*** Records provided ***

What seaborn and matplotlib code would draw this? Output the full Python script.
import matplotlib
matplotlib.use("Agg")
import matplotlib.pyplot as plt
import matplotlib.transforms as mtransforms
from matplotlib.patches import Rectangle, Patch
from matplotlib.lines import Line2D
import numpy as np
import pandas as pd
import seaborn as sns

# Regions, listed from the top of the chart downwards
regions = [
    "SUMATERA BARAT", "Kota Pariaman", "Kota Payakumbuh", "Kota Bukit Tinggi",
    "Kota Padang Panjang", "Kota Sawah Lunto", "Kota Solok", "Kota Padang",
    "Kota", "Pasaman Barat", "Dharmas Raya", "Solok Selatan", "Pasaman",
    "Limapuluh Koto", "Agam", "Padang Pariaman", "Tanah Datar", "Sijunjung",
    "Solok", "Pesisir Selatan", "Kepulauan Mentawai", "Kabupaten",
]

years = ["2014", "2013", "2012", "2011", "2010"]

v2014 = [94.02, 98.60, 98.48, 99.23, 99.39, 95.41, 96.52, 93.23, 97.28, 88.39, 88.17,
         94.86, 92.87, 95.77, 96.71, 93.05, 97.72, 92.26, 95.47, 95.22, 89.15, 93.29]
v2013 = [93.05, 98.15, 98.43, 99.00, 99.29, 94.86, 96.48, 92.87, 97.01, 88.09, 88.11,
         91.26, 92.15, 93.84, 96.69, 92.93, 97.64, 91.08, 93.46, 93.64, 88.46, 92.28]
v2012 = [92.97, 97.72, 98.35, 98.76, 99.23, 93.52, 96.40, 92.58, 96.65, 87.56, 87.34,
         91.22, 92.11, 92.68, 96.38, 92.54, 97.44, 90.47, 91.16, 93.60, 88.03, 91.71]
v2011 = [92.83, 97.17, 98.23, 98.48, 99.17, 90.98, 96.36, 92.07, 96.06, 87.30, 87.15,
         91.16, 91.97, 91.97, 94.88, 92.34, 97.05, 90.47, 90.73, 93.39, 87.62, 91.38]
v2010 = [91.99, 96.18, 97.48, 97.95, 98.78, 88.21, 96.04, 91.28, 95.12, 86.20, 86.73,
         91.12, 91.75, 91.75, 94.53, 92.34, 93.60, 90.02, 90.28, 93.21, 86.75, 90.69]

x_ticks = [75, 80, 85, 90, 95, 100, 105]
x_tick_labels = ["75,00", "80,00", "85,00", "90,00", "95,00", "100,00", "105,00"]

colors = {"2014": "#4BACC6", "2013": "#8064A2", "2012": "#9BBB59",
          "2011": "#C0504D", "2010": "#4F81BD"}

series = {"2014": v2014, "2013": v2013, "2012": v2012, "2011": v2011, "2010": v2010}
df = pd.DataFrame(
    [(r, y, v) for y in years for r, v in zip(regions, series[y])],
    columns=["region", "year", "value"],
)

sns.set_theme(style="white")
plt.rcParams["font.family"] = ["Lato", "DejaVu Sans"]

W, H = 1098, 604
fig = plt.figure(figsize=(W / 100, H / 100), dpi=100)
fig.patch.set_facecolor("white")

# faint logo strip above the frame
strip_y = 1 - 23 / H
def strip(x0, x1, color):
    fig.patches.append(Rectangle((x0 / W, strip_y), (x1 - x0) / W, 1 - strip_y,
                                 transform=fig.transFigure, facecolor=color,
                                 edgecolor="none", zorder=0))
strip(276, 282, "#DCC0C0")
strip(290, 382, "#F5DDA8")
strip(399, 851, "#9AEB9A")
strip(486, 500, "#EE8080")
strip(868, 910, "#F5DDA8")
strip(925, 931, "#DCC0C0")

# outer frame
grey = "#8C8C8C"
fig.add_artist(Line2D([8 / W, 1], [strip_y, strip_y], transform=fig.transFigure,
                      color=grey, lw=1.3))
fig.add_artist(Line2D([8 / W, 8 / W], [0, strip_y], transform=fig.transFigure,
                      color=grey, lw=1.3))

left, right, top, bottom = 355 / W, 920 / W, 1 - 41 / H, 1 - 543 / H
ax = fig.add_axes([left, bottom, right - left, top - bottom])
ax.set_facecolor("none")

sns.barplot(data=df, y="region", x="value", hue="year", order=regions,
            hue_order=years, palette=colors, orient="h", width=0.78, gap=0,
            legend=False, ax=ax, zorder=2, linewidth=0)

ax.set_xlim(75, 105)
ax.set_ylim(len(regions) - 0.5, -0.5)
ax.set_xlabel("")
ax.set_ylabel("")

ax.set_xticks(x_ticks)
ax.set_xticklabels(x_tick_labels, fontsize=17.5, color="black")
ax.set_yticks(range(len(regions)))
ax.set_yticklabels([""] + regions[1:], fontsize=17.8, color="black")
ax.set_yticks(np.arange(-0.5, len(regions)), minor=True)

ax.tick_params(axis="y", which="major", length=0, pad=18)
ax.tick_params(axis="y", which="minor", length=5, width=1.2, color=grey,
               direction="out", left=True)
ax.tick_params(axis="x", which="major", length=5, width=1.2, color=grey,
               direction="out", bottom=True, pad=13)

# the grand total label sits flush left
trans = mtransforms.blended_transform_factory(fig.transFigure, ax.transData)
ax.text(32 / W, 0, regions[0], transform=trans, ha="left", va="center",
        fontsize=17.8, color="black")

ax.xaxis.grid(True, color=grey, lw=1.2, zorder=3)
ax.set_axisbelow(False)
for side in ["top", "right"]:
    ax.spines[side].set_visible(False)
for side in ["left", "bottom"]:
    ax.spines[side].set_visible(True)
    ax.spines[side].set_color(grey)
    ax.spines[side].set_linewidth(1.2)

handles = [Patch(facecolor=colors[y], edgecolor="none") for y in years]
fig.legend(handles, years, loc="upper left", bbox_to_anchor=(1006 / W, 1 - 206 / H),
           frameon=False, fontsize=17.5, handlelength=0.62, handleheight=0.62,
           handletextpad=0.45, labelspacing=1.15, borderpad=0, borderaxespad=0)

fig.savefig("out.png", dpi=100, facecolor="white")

***
*** Records provided ***

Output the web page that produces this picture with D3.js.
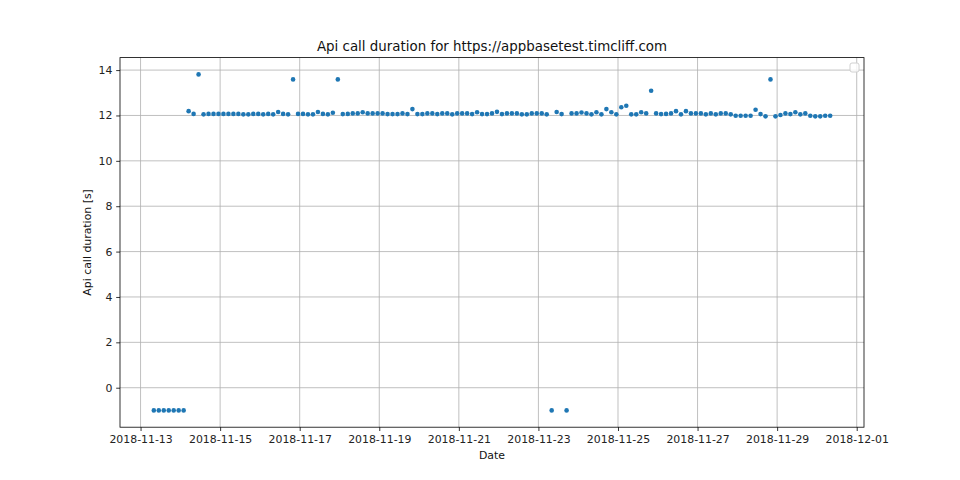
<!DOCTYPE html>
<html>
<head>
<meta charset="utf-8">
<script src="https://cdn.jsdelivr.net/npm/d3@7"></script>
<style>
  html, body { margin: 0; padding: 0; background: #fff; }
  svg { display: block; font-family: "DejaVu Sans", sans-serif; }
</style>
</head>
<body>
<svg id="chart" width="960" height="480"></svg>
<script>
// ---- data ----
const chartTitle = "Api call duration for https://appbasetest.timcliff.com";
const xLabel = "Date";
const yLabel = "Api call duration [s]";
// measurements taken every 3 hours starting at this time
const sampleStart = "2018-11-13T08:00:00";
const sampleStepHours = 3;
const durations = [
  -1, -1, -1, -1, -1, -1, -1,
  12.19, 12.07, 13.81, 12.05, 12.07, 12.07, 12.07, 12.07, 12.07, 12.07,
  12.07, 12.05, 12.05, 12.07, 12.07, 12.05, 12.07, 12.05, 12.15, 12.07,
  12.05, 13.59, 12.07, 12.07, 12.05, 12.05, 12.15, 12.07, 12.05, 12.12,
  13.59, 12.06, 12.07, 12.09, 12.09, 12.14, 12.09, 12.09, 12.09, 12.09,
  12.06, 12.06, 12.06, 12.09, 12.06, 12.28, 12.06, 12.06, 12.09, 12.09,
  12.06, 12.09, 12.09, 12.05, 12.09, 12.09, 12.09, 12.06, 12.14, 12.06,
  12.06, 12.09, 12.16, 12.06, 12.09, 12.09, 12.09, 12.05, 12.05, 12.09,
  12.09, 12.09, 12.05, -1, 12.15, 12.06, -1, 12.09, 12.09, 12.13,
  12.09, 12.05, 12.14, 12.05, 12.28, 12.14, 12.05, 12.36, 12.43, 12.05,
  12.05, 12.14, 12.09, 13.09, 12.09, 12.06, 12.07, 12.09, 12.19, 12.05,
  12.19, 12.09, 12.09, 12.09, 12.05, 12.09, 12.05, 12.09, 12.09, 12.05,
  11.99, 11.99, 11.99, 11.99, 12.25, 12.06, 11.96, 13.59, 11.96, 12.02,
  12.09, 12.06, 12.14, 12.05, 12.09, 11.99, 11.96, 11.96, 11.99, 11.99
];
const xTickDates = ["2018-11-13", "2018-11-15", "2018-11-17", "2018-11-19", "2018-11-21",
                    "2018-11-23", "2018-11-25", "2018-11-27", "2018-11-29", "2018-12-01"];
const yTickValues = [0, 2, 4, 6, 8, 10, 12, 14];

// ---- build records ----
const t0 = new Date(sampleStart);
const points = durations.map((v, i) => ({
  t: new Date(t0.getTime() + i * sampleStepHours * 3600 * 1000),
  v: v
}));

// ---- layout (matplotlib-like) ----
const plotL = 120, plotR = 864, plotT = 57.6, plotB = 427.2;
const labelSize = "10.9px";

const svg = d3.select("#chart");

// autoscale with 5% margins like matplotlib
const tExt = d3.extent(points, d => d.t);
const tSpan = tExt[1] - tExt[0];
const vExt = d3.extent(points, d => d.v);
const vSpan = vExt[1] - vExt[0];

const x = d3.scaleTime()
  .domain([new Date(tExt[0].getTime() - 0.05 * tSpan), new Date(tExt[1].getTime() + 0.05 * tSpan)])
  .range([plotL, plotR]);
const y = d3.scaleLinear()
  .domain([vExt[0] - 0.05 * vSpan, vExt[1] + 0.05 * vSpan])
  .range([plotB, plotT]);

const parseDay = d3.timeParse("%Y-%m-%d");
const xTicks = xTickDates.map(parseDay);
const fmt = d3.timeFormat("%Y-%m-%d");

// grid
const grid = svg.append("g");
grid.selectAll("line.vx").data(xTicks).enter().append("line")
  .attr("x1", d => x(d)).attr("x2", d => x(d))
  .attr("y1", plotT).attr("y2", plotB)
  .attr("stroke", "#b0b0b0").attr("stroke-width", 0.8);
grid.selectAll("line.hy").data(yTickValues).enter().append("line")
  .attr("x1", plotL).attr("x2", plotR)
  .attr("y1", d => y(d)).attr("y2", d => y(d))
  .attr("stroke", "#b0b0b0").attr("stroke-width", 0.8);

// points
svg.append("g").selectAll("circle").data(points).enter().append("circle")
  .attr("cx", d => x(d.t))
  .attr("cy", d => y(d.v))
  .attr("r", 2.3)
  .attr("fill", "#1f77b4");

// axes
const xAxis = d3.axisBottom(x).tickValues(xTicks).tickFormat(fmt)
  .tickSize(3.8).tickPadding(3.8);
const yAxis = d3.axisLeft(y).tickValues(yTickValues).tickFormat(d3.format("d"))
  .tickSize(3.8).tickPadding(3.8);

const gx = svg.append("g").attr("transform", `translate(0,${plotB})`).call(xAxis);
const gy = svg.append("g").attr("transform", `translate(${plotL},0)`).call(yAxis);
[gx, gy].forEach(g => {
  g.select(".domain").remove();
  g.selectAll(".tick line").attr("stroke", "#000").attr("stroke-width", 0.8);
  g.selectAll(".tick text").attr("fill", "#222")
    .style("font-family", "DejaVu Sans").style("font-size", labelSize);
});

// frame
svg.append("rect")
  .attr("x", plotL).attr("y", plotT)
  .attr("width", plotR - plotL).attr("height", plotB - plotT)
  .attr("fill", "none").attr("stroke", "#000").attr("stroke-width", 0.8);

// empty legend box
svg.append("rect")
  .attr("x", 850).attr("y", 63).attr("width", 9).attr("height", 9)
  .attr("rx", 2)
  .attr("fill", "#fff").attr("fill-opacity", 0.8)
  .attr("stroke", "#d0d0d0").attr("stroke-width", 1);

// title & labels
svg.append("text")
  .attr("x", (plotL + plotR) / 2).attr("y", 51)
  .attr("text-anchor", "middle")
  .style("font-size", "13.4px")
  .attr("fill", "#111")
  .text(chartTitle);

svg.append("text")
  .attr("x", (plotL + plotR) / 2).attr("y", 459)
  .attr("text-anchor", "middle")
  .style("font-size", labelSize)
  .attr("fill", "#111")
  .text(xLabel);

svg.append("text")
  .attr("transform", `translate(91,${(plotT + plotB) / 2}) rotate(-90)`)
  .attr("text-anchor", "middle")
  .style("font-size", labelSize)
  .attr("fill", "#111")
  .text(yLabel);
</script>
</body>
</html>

***
*** Records provided ***

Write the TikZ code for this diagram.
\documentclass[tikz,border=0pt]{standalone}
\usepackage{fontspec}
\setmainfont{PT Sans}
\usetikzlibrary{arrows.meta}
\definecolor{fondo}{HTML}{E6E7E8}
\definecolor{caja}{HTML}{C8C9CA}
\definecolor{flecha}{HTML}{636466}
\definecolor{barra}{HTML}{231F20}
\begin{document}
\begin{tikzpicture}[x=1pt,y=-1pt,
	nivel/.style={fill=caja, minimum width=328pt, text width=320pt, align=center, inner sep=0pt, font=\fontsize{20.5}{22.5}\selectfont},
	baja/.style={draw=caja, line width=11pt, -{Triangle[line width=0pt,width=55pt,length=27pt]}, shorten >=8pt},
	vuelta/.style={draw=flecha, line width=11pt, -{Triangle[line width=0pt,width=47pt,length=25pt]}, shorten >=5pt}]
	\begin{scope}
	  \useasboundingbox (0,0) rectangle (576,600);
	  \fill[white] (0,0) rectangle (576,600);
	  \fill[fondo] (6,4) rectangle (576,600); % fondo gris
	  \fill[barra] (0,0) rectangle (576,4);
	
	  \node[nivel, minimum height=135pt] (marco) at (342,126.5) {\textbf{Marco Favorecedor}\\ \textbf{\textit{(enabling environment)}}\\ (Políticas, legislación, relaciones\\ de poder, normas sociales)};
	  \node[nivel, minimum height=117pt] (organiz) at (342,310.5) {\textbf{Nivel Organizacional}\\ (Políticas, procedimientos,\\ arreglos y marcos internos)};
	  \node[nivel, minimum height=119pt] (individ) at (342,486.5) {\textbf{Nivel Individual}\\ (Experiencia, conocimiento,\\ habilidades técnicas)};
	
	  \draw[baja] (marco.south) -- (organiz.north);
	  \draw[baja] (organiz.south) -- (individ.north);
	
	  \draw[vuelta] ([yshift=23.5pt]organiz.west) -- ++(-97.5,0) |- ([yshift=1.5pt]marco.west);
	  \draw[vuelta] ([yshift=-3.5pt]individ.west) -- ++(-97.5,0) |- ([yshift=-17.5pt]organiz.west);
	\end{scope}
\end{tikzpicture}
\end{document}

***

The exercise
Return exactly the lines above from the line that has "Write the TikZ code for this diagram." through the line that has "(organiz.south) -- (individ.north);", inclusive, and nothing else.

Solved exercise
Write the TikZ code for this diagram.
\documentclass[tikz,border=0pt]{standalone}
\usepackage{fontspec}
\setmainfont{PT Sans}
\usetikzlibrary{arrows.meta}
\definecolor{fondo}{HTML}{E6E7E8}
\definecolor{caja}{HTML}{C8C9CA}
\definecolor{flecha}{HTML}{636466}
\definecolor{barra}{HTML}{231F20}
\begin{document}
\begin{tikzpicture}[x=1pt,y=-1pt,
	nivel/.style={fill=caja, minimum width=328pt, text width=320pt, align=center, inner sep=0pt, font=\fontsize{20.5}{22.5}\selectfont},
	baja/.style={draw=caja, line width=11pt, -{Triangle[line width=0pt,width=55pt,length=27pt]}, shorten >=8pt},
	vuelta/.style={draw=flecha, line width=11pt, -{Triangle[line width=0pt,width=47pt,length=25pt]}, shorten >=5pt}]
	\begin{scope}
	  \useasboundingbox (0,0) rectangle (576,600);
	  \fill[white] (0,0) rectangle (576,600);
	  \fill[fondo] (6,4) rectangle (576,600); % fondo gris
	  \fill[barra] (0,0) rectangle (576,4);
	
	  \node[nivel, minimum height=135pt] (marco) at (342,126.5) {\textbf{Marco Favorecedor}\\ \textbf{\textit{(enabling environment)}}\\ (Políticas, legislación, relaciones\\ de poder, normas sociales)};
	  \node[nivel, minimum height=117pt] (organiz) at (342,310.5) {\textbf{Nivel Organizacional}\\ (Políticas, procedimientos,\\ arreglos y marcos internos)};
	  \node[nivel, minimum height=119pt] (individ) at (342,486.5) {\textbf{Nivel Individual}\\ (Experiencia, conocimiento,\\ habilidades técnicas)};
	
	  \draw[baja] (marco.south) -- (organiz.north);
	  \draw[baja] (organiz.south) -- (individ.north);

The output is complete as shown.